→ Exercise:
Look through the listing below for the line containing "Recreate this image". Copy it and each line after it up to and including the line containing "(MaxGotoGoal-r) at (593,236);", exactly, leaving out pictures.

* begin Records for this exercise *

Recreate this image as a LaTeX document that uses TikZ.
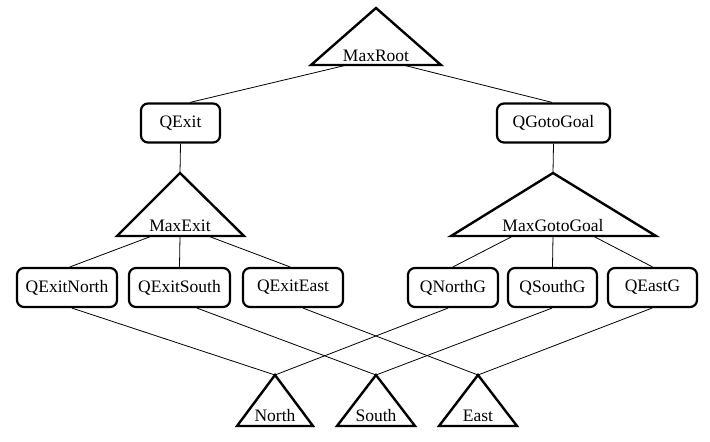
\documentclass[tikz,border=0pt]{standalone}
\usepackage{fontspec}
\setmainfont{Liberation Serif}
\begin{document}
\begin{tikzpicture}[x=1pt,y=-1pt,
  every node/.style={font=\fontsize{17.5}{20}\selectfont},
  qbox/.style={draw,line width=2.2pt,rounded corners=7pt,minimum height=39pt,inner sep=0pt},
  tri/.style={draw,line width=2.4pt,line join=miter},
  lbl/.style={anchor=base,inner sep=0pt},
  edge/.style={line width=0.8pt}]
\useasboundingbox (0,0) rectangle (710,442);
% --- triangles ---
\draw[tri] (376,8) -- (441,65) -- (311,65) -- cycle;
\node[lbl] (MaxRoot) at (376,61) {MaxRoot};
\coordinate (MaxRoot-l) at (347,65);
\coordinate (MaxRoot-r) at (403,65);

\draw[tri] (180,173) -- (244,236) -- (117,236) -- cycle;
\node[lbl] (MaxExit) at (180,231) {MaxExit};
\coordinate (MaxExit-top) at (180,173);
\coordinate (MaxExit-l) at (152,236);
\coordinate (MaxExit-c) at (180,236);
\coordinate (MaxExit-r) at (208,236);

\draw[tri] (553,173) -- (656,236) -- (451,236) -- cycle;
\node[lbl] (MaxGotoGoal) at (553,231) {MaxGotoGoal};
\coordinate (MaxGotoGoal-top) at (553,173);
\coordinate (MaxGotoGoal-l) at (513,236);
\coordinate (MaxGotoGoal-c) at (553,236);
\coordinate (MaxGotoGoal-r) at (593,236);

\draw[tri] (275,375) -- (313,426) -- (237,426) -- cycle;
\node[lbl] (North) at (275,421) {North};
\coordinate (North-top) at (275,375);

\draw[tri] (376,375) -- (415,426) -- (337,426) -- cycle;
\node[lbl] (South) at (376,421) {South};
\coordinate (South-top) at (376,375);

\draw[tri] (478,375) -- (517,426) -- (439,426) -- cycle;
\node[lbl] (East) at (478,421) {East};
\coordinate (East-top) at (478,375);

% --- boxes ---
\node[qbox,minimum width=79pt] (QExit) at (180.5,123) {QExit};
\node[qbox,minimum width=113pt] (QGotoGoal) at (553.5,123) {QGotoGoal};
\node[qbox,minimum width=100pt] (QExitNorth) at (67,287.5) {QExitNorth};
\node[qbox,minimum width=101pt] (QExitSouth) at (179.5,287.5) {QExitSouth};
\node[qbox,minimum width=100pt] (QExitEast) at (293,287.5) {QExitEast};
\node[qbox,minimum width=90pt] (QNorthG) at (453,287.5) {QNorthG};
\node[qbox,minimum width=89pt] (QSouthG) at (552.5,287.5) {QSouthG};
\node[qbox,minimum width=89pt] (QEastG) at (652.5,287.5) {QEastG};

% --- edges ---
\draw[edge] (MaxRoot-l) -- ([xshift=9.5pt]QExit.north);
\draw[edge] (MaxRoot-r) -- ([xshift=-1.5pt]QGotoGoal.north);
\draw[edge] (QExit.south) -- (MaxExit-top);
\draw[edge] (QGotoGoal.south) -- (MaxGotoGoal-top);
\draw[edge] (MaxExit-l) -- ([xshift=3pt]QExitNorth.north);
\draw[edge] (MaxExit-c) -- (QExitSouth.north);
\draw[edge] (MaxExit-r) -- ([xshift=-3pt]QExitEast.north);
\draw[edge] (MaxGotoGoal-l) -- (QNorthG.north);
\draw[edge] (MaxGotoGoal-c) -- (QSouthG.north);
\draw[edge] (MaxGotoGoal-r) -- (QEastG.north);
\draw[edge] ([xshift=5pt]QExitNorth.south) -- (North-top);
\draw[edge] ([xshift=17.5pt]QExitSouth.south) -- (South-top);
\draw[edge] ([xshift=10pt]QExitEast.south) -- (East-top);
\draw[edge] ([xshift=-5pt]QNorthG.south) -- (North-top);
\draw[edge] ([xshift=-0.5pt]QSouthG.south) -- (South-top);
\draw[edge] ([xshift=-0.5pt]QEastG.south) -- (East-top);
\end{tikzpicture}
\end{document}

* end Records for this exercise *
* begin Records for this exercise *

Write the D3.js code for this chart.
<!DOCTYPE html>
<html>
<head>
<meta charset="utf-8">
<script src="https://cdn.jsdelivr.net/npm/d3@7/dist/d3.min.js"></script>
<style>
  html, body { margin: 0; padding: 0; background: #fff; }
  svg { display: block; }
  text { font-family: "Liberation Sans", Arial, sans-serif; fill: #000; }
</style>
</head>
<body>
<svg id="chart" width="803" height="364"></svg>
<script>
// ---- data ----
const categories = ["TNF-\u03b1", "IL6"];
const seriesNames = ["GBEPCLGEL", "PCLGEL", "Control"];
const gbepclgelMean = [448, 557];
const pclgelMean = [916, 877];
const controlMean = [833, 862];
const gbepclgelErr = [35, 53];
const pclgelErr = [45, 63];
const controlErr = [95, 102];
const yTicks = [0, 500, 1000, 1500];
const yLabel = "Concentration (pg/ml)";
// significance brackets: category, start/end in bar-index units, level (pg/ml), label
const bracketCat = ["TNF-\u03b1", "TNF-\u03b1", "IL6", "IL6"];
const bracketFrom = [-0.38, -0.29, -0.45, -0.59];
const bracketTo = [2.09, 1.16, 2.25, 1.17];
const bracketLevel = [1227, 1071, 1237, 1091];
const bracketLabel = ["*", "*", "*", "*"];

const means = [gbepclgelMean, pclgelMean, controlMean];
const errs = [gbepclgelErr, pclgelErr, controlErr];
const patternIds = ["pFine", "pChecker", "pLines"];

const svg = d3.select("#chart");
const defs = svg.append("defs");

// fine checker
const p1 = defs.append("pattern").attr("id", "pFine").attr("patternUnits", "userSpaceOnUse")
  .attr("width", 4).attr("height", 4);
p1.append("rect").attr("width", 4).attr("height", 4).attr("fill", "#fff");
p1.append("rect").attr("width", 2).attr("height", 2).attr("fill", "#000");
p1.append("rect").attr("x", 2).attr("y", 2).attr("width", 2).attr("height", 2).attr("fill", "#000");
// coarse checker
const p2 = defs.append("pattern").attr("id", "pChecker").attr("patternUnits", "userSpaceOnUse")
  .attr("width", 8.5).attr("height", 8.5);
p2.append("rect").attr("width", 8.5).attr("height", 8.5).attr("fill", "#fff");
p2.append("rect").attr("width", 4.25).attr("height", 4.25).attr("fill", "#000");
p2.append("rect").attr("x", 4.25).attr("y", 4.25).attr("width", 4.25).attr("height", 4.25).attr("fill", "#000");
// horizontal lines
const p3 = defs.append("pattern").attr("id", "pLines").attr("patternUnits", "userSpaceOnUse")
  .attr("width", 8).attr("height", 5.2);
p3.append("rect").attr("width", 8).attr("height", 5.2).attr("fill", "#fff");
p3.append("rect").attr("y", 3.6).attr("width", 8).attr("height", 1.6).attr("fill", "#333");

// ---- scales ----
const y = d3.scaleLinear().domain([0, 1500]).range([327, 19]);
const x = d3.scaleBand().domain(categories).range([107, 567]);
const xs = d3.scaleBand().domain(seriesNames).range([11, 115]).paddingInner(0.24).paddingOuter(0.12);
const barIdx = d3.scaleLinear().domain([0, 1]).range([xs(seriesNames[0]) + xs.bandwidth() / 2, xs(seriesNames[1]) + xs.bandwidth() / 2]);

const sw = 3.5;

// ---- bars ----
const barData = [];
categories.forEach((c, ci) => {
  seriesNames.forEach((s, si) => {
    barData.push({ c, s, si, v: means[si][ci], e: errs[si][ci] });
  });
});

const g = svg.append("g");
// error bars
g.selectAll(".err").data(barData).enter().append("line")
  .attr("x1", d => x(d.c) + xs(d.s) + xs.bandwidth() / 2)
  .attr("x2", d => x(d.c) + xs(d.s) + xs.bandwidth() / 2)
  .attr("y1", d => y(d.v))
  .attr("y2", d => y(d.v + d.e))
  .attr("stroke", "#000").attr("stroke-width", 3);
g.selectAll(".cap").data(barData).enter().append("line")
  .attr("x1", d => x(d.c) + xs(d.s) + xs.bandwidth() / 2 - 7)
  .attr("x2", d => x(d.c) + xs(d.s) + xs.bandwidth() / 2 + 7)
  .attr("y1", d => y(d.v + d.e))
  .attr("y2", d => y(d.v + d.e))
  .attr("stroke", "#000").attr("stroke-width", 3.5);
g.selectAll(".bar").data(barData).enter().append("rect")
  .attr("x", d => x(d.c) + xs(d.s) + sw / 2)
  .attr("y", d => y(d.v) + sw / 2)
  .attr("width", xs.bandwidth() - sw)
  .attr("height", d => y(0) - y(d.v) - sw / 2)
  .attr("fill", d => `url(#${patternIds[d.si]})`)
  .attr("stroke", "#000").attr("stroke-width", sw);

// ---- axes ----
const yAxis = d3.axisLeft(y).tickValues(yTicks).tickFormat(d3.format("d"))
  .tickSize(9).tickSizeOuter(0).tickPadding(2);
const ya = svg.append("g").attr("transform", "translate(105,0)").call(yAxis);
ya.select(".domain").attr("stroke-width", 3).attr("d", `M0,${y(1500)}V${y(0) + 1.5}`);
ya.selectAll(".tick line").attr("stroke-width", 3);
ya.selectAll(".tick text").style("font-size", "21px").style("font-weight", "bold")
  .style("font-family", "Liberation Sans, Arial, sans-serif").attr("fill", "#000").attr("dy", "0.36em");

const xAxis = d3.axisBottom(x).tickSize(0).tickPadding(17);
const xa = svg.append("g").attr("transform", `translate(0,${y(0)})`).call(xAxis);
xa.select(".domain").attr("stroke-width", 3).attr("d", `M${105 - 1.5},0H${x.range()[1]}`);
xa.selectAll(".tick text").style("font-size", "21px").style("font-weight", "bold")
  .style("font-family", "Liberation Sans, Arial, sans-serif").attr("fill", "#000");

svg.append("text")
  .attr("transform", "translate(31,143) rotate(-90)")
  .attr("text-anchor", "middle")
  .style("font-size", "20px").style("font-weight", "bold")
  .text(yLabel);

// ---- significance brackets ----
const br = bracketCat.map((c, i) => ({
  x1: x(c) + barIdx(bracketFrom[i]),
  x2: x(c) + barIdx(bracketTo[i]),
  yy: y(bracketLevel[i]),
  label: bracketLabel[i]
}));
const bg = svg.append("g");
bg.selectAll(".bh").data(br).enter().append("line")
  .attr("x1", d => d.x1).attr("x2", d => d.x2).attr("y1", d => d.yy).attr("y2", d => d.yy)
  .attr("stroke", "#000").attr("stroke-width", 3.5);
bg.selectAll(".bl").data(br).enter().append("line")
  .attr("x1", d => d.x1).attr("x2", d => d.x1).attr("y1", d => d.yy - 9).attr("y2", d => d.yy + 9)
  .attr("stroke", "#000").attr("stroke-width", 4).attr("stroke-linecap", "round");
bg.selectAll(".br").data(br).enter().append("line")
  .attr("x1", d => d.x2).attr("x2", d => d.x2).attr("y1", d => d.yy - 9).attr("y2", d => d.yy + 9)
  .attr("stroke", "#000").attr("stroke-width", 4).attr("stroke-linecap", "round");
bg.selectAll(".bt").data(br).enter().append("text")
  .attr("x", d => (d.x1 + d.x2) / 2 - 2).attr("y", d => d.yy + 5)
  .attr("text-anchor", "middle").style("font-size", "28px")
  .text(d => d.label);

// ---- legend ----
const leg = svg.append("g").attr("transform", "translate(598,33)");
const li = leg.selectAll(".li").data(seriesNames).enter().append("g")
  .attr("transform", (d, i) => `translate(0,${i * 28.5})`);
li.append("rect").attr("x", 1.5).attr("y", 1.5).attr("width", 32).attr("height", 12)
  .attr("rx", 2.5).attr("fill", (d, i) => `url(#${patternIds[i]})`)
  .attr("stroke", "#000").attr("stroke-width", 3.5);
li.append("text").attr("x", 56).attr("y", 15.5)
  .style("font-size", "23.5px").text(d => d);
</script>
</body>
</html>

* end Records for this exercise *

→ Task answer:
Recreate this image as a LaTeX document that uses TikZ.
\documentclass[tikz,border=0pt]{standalone}
\usepackage{fontspec}
\setmainfont{Liberation Serif}
\begin{document}
\begin{tikzpicture}[x=1pt,y=-1pt,
  every node/.style={font=\fontsize{17.5}{20}\selectfont},
  qbox/.style={draw,line width=2.2pt,rounded corners=7pt,minimum height=39pt,inner sep=0pt},
  tri/.style={draw,line width=2.4pt,line join=miter},
  lbl/.style={anchor=base,inner sep=0pt},
  edge/.style={line width=0.8pt}]
\useasboundingbox (0,0) rectangle (710,442);
% --- triangles ---
\draw[tri] (376,8) -- (441,65) -- (311,65) -- cycle;
\node[lbl] (MaxRoot) at (376,61) {MaxRoot};
\coordinate (MaxRoot-l) at (347,65);
\coordinate (MaxRoot-r) at (403,65);

\draw[tri] (180,173) -- (244,236) -- (117,236) -- cycle;
\node[lbl] (MaxExit) at (180,231) {MaxExit};
\coordinate (MaxExit-top) at (180,173);
\coordinate (MaxExit-l) at (152,236);
\coordinate (MaxExit-c) at (180,236);
\coordinate (MaxExit-r) at (208,236);

\draw[tri] (553,173) -- (656,236) -- (451,236) -- cycle;
\node[lbl] (MaxGotoGoal) at (553,231) {MaxGotoGoal};
\coordinate (MaxGotoGoal-top) at (553,173);
\coordinate (MaxGotoGoal-l) at (513,236);
\coordinate (MaxGotoGoal-c) at (553,236);
\coordinate (MaxGotoGoal-r) at (593,236);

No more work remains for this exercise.